WHAT THE TASK ASKS> Extract the listing in its entirety, keeping each line identical to the original.

Plotting code records
— START —

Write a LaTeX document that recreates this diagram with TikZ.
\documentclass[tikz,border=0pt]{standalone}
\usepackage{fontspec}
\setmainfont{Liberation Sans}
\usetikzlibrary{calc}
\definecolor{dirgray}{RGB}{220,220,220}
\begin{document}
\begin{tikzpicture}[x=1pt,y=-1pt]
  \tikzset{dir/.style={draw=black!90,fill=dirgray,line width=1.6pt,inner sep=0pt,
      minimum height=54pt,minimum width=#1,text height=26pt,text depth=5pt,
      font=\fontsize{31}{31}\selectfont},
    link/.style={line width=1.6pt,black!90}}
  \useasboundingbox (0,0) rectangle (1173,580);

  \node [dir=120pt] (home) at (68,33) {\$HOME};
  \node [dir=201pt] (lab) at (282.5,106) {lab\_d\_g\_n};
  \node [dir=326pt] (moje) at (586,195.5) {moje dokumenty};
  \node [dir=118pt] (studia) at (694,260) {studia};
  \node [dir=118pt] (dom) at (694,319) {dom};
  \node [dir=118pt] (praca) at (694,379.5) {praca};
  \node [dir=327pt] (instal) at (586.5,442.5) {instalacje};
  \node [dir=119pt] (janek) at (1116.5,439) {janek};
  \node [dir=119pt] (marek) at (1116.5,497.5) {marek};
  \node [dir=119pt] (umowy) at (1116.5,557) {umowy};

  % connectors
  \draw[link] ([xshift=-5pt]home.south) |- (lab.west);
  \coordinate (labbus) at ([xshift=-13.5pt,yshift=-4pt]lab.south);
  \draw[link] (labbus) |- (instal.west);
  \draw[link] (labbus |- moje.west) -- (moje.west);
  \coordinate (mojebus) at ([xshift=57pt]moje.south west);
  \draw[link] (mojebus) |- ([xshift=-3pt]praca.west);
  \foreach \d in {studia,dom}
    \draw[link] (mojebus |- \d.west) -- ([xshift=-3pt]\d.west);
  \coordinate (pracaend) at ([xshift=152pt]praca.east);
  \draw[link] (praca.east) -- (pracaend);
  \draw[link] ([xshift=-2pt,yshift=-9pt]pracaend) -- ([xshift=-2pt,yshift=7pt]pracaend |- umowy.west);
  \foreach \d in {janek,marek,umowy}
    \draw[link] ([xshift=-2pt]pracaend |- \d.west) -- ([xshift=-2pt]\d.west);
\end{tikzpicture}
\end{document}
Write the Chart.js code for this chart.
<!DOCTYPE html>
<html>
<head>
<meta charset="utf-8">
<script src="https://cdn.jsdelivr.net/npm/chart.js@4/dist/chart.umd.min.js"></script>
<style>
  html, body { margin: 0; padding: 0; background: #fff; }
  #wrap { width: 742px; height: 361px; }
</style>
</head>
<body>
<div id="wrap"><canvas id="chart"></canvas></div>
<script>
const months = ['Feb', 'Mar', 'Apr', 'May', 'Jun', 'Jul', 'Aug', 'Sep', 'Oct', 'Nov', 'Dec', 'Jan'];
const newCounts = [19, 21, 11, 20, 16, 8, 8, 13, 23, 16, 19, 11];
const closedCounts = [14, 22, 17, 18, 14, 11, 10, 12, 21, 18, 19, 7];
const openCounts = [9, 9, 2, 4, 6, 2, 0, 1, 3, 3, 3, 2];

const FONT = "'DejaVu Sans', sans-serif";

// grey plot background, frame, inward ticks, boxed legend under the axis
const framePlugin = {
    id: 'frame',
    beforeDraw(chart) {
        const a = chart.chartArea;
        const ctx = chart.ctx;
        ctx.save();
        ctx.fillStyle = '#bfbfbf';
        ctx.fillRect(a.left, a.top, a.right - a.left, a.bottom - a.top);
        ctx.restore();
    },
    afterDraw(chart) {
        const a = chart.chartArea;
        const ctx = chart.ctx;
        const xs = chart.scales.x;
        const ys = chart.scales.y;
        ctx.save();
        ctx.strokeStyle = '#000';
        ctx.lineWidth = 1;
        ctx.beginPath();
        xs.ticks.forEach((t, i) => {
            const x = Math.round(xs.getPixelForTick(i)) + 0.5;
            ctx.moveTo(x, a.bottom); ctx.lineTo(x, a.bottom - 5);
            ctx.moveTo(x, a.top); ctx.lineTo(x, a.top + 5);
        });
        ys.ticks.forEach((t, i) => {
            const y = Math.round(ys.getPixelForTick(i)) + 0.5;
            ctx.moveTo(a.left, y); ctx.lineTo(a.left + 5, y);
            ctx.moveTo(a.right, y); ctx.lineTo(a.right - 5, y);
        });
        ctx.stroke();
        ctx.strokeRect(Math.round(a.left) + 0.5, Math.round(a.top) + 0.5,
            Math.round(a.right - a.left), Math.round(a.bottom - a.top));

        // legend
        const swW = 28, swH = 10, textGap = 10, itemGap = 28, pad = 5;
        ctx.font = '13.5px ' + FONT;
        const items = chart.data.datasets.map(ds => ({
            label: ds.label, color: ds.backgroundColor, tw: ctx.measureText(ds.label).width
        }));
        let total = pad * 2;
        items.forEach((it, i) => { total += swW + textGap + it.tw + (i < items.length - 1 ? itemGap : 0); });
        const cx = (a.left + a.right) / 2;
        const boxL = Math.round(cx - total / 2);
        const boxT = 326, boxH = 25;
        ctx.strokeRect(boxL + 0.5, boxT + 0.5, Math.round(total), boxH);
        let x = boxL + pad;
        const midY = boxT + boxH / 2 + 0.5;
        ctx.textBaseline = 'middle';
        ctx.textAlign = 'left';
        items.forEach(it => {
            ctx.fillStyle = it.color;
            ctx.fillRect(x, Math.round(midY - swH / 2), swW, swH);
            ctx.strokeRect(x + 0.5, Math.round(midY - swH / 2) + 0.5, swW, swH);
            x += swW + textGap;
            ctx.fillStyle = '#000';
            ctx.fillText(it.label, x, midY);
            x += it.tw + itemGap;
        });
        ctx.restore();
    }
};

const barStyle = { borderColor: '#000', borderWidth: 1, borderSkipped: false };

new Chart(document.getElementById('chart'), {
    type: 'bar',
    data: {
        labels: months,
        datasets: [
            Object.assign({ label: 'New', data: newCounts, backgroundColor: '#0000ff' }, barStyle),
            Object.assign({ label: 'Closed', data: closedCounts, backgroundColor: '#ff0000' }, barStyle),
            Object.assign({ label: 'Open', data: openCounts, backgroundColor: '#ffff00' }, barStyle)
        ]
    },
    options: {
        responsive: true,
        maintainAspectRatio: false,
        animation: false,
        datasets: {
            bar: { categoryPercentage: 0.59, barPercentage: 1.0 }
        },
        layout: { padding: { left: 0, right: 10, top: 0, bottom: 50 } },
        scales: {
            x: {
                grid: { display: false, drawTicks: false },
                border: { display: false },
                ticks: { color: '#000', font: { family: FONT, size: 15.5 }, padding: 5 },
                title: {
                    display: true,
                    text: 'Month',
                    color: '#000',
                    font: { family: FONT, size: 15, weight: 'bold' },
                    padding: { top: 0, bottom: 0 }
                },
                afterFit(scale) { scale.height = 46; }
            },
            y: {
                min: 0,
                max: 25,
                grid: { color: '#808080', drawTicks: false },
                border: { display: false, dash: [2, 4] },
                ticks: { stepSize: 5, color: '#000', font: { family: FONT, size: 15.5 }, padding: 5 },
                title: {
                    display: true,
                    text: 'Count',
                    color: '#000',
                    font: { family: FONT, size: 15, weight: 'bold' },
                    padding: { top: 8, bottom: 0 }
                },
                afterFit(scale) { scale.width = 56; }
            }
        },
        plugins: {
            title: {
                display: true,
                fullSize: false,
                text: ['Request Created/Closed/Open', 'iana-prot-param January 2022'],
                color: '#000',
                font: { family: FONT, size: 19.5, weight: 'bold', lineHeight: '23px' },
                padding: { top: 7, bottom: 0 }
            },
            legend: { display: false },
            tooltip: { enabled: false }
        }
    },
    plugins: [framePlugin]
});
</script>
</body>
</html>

— END —

RESULT OF THE EXERCISE>
Write a LaTeX document that recreates this diagram with TikZ.
\documentclass[tikz,border=0pt]{standalone}
\usepackage{fontspec}
\setmainfont{Liberation Sans}
\usetikzlibrary{calc}
\definecolor{dirgray}{RGB}{220,220,220}
\begin{document}
\begin{tikzpicture}[x=1pt,y=-1pt]
  \tikzset{dir/.style={draw=black!90,fill=dirgray,line width=1.6pt,inner sep=0pt,
      minimum height=54pt,minimum width=#1,text height=26pt,text depth=5pt,
      font=\fontsize{31}{31}\selectfont},
    link/.style={line width=1.6pt,black!90}}
  \useasboundingbox (0,0) rectangle (1173,580);

  \node [dir=120pt] (home) at (68,33) {\$HOME};
  \node [dir=201pt] (lab) at (282.5,106) {lab\_d\_g\_n};
  \node [dir=326pt] (moje) at (586,195.5) {moje dokumenty};
  \node [dir=118pt] (studia) at (694,260) {studia};
  \node [dir=118pt] (dom) at (694,319) {dom};
  \node [dir=118pt] (praca) at (694,379.5) {praca};
  \node [dir=327pt] (instal) at (586.5,442.5) {instalacje};
  \node [dir=119pt] (janek) at (1116.5,439) {janek};
  \node [dir=119pt] (marek) at (1116.5,497.5) {marek};
  \node [dir=119pt] (umowy) at (1116.5,557) {umowy};

  % connectors
  \draw[link] ([xshift=-5pt]home.south) |- (lab.west);
  \coordinate (labbus) at ([xshift=-13.5pt,yshift=-4pt]lab.south);
  \draw[link] (labbus) |- (instal.west);
  \draw[link] (labbus |- moje.west) -- (moje.west);
  \coordinate (mojebus) at ([xshift=57pt]moje.south west);
  \draw[link] (mojebus) |- ([xshift=-3pt]praca.west);
  \foreach \d in {studia,dom}
    \draw[link] (mojebus |- \d.west) -- ([xshift=-3pt]\d.west);
  \coordinate (pracaend) at ([xshift=152pt]praca.east);
  \draw[link] (praca.east) -- (pracaend);
  \draw[link] ([xshift=-2pt,yshift=-9pt]pracaend) -- ([xshift=-2pt,yshift=7pt]pracaend |- umowy.west);
  \foreach \d in {janek,marek,umowy}
    \draw[link] ([xshift=-2pt]pracaend |- \d.west) -- ([xshift=-2pt]\d.west);
\end{tikzpicture}
\end{document}
Write the Chart.js code for this chart.
<!DOCTYPE html>
<html>
<head>
<meta charset="utf-8">
<script src="https://cdn.jsdelivr.net/npm/chart.js@4/dist/chart.umd.min.js"></script>
<style>
  html, body { margin: 0; padding: 0; background: #fff; }
  #wrap { width: 742px; height: 361px; }
</style>
</head>
<body>
<div id="wrap"><canvas id="chart"></canvas></div>
<script>
const months = ['Feb', 'Mar', 'Apr', 'May', 'Jun', 'Jul', 'Aug', 'Sep', 'Oct', 'Nov', 'Dec', 'Jan'];
const newCounts = [19, 21, 11, 20, 16, 8, 8, 13, 23, 16, 19, 11];
const closedCounts = [14, 22, 17, 18, 14, 11, 10, 12, 21, 18, 19, 7];
const openCounts = [9, 9, 2, 4, 6, 2, 0, 1, 3, 3, 3, 2];

const FONT = "'DejaVu Sans', sans-serif";

// grey plot background, frame, inward ticks, boxed legend under the axis
const framePlugin = {
    id: 'frame',
    beforeDraw(chart) {
        const a = chart.chartArea;
        const ctx = chart.ctx;
        ctx.save();
        ctx.fillStyle = '#bfbfbf';
        ctx.fillRect(a.left, a.top, a.right - a.left, a.bottom - a.top);
        ctx.restore();
    },
    afterDraw(chart) {
        const a = chart.chartArea;
        const ctx = chart.ctx;
        const xs = chart.scales.x;
        const ys = chart.scales.y;
        ctx.save();
        ctx.strokeStyle = '#000';
        ctx.lineWidth = 1;
        ctx.beginPath();
        xs.ticks.forEach((t, i) => {
            const x = Math.round(xs.getPixelForTick(i)) + 0.5;
            ctx.moveTo(x, a.bottom); ctx.lineTo(x, a.bottom - 5);
            ctx.moveTo(x, a.top); ctx.lineTo(x, a.top + 5);
        });
        ys.ticks.forEach((t, i) => {
            const y = Math.round(ys.getPixelForTick(i)) + 0.5;
            ctx.moveTo(a.left, y); ctx.lineTo(a.left + 5, y);
            ctx.moveTo(a.right, y); ctx.lineTo(a.right - 5, y);
        });
        ctx.stroke();
        ctx.strokeRect(Math.round(a.left) + 0.5, Math.round(a.top) + 0.5,
            Math.round(a.right - a.left), Math.round(a.bottom - a.top));

        // legend
        const swW = 28, swH = 10, textGap = 10, itemGap = 28, pad = 5;
        ctx.font = '13.5px ' + FONT;
        const items = chart.data.datasets.map(ds => ({
            label: ds.label, color: ds.backgroundColor, tw: ctx.measureText(ds.label).width
        }));
        let total = pad * 2;
        items.forEach((it, i) => { total += swW + textGap + it.tw + (i < items.length - 1 ? itemGap : 0); });
        const cx = (a.left + a.right) / 2;
        const boxL = Math.round(cx - total / 2);
        const boxT = 326, boxH = 25;
        ctx.strokeRect(boxL + 0.5, boxT + 0.5, Math.round(total), boxH);
        let x = boxL + pad;
        const midY = boxT + boxH / 2 + 0.5;
        ctx.textBaseline = 'middle';
        ctx.textAlign = 'left';
        items.forEach(it => {
            ctx.fillStyle = it.color;
            ctx.fillRect(x, Math.round(midY - swH / 2), swW, swH);
            ctx.strokeRect(x + 0.5, Math.round(midY - swH / 2) + 0.5, swW, swH);
            x += swW + textGap;
            ctx.fillStyle = '#000';
            ctx.fillText(it.label, x, midY);
            x += it.tw + itemGap;
        });
        ctx.restore();
    }
};

const barStyle = { borderColor: '#000', borderWidth: 1, borderSkipped: false };

new Chart(document.getElementById('chart'), {
    type: 'bar',
    data: {
        labels: months,
        datasets: [
            Object.assign({ label: 'New', data: newCounts, backgroundColor: '#0000ff' }, barStyle),
            Object.assign({ label: 'Closed', data: closedCounts, backgroundColor: '#ff0000' }, barStyle),
            Object.assign({ label: 'Open', data: openCounts, backgroundColor: '#ffff00' }, barStyle)
        ]
    },
    options: {
        responsive: true,
        maintainAspectRatio: false,
        animation: false,
        datasets: {
            bar: { categoryPercentage: 0.59, barPercentage: 1.0 }
        },
        layout: { padding: { left: 0, right: 10, top: 0, bottom: 50 } },
        scales: {
            x: {
                grid: { display: false, drawTicks: false },
                border: { display: false },
                ticks: { color: '#000', font: { family: FONT, size: 15.5 }, padding: 5 },
                title: {
                    display: true,
                    text: 'Month',
                    color: '#000',
                    font: { family: FONT, size: 15, weight: 'bold' },
                    padding: { top: 0, bottom: 0 }
                },
                afterFit(scale) { scale.height = 46; }
            },
            y: {
                min: 0,
                max: 25,
                grid: { color: '#808080', drawTicks: false },
                border: { display: false, dash: [2, 4] },
                ticks: { stepSize: 5, color: '#000', font: { family: FONT, size: 15.5 }, padding: 5 },
                title: {
                    display: true,
                    text: 'Count',
                    color: '#000',
                    font: { family: FONT, size: 15, weight: 'bold' },
                    padding: { top: 8, bottom: 0 }
                },
                afterFit(scale) { scale.width = 56; }
            }
        },
        plugins: {
            title: {
                display: true,
                fullSize: false,
                text: ['Request Created/Closed/Open', 'iana-prot-param January 2022'],
                color: '#000',
                font: { family: FONT, size: 19.5, weight: 'bold', lineHeight: '23px' },
                padding: { top: 7, bottom: 0 }
            },
            legend: { display: false },
            tooltip: { enabled: false }
        }
    },
    plugins: [framePlugin]
});
</script>
</body>
</html>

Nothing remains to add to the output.